Ram Narain Agarwal is a noted Aerospace Engineer of India. He has significantly contributed towards the Agni series of surface-to-surface missiles.
He was born to a family of traders in Jaipur, Rajasthan. Agarwal has worked as Program Director (AGNI) and as Director Advanced Systems Laboratory of the Defence Research and Development Organisation (DRDO).
After 22 years helming the workhorse of India's nuclear arsenal, recognition comes to Agni's Programme Director R.N. Agarwal even as he prepares to hand over the torch. At first glance Ram Narain Agarwal hardly looks like a rocket scientist. "I could easily pass for a Marwari businessman if it wasn't for the laboratory," he jokes, alluding to his ancestry. Most of his family members are traders in Jaipur. But Agarwal was always fascinated by flying machines and opted for a masters degree in aeronautics engineering from the Indian Institute of Science in Bangalore.
It would give him the foundation to launch a career devoted to building the deadly Agni ballistic missile, the centrepiece of India's nuclear weapon arsenal. Working behind extra thick curtains of secrecy at the Defence Research and Development Organisation's (DRDO) key rocket laboratories in Hyderabad, much of Agarwal's contribution to India's missile development programme had to be kept under wraps. But recognition came recently when he was awarded this year's DRDO's Lifetime Achievement Award "for pioneering the development and establishment of long-range missiles systems".
R. Chidambaram, principal scientific adviser to the Union Government and former Atomic Energy Commission chief who had worked closely with Agarwal, says, "Building missiles is a complex scientific enterprise. Agarwal has pursued it with single-minded devotion and has done a marvellous job of it."
Since 1983, Agarwal has headed the Agni missile project, seeing it through the toughest period of development where he learnt that "failures are the hidden treasures of success". With no country, including India's then ally the Soviet Union, willing to share expertise or the technology to build ballistic missiles, Indian scientists like Agarwal would face an uphill task in mastering the rocketry involved. When the Agni project was initiated along with four other guided missiles, India had just become a member of the exclusive space club with a pencil thin satellite launcher called SLV-3, developed by the Indian Space Research Organisation (ISRO). Built by a team headed by A.P.J. Abdul Kalam, now President of India, SLV-3 could put a 40 kg satellite into orbit.
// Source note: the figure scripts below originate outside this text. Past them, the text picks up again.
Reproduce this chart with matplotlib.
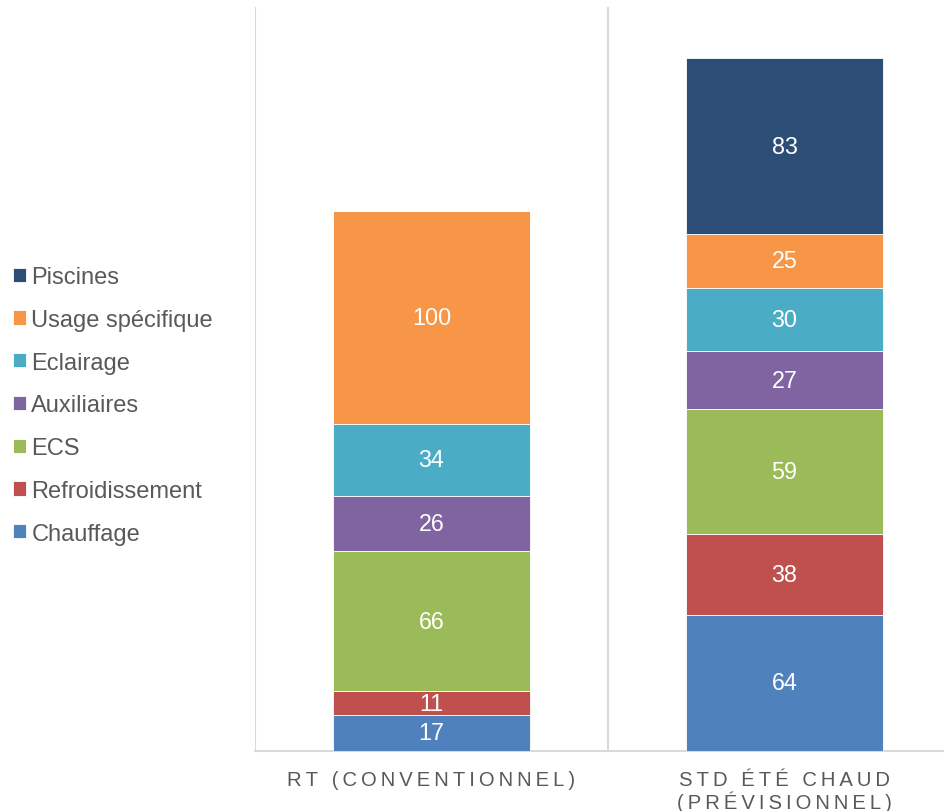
import matplotlib.pyplot as plt
import numpy as np

plt.rcParams["font.family"] = ["Liberation Sans", "DejaVu Sans"]

# 两个情景
categories = ["RT (CONVENTIONNEL)", "STD ÉTÉ CHAUD\n(PRÉVISIONNEL)"]

# 各用途（自下而上）
usages = ["Chauffage", "Refroidissement", "ECS", "Auxiliaires",
          "Eclairage", "Usage spécifique", "Piscines"]
chauffage = [17, 64]
refroidissement = [11, 38]
ecs = [66, 59]
auxiliaires = [26, 27]
eclairage = [34, 30]
usage_specifique = [100, 25]
piscines = [0, 83]

series = [chauffage, refroidissement, ecs, auxiliaires,
          eclairage, usage_specifique, piscines]
colors = ["#4F81BD", "#C0504D", "#9BBB59", "#8064A2",
          "#4BACC6", "#F79646", "#2C4D75"]


def spaced(label):
    # 字间距：字符之间插入细空格
    return "\n".join("\u2009".join(line) for line in label.split("\n"))


fig = plt.figure(figsize=(9.45, 8.12), dpi=100)
ax = fig.add_axes([0.2698, 0.0739, 0.7471, 0.9163])

x = np.arange(len(categories))
bottom = np.zeros(len(categories))
handles = []
for name, vals, col in zip(usages, series, colors):
    vals = np.array(vals, dtype=float)
    bars = ax.bar(x, vals, 0.56, bottom=bottom, color=col,
                  edgecolor="white", linewidth=0.6, label=name, zorder=3)
    handles.append(bars)
    for xi, v, b in zip(x, vals, bottom):
        if v > 0:
            ax.text(xi, b + v / 2, f"{v:g}", ha="center", va="center",
                    color="white", fontsize=16.8, zorder=4)
    bottom += vals

ax.set_xlim(-0.5, 1.5)
ax.set_ylim(0, 350)
ax.set_yticks([])
ax.set_xticks(x)
ax.set_xticklabels([spaced(c) for c in categories], fontsize=14.6,
                   color="#595959", linespacing=1.05)
ax.tick_params(axis="x", length=0, pad=14)
ax.set_xticks([-0.5, 0.5, 1.5], minor=True)
ax.tick_params(axis="x", which="minor", length=0)
ax.grid(True, axis="x", which="minor", color="#d9d9d9", linewidth=1.5, zorder=0)

for s in ["top", "right", "left"]:
    ax.spines[s].set_visible(False)
ax.spines["bottom"].set_color("#d9d9d9")
ax.spines["bottom"].set_linewidth(1.5)

leg = fig.legend(handles[::-1], usages[::-1], loc="center left",
                 bbox_to_anchor=(0.004, 0.4995), frameon=False, fontsize=17,
                 handlelength=0.55, handleheight=0.55, handletextpad=0.22,
                 labelspacing=0.88, borderaxespad=0, borderpad=0.4,
                 labelcolor="#595959")

fig.savefig("out.png", dpi=100)
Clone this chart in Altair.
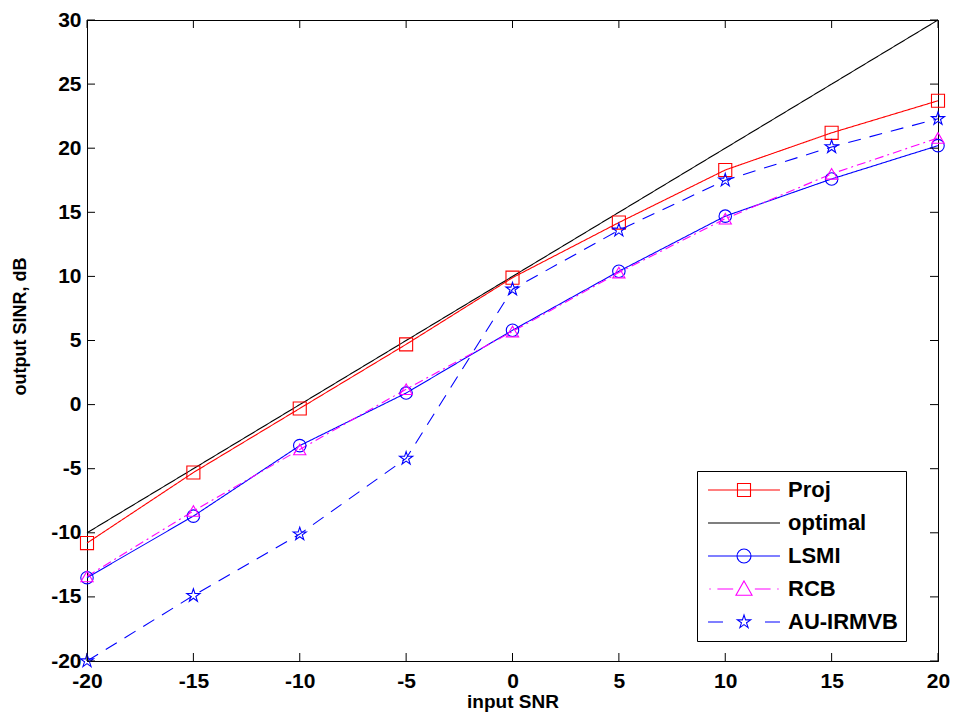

Agni's requirement was to carry a nuclear weapon weighing 25 times more than what SLV-3 could cart into space, calling for a massive upscaling of rocket technology. It was to be designed to carry warheads that could cause more damage than the atomic bomb dropped over Hiroshima. More importantly, since Agni was to be an IRBM (intermediate range ballistic missile), the scientists would have to master the complex technology of having the missile re-enter the earth's atmosphere. In doing so it would have to withstand fiery temperatures of over 3,000 degrees centigrade, enough to melt steel. It was done using internal Indian sources and sheer initiative to provide the country with a credible land-based deterrent." At 64, Agarwal has decided to call it quits. After 22 years of being at the helm, he is now handing over directorship of the Agni programme to Chander.
Agarwal says he wants to concentrate on other scientific pursuits. But it is apparent that there is still plenty of fire in his belly and the DRDO is unlikely to allow Agarwal to ride into the distance.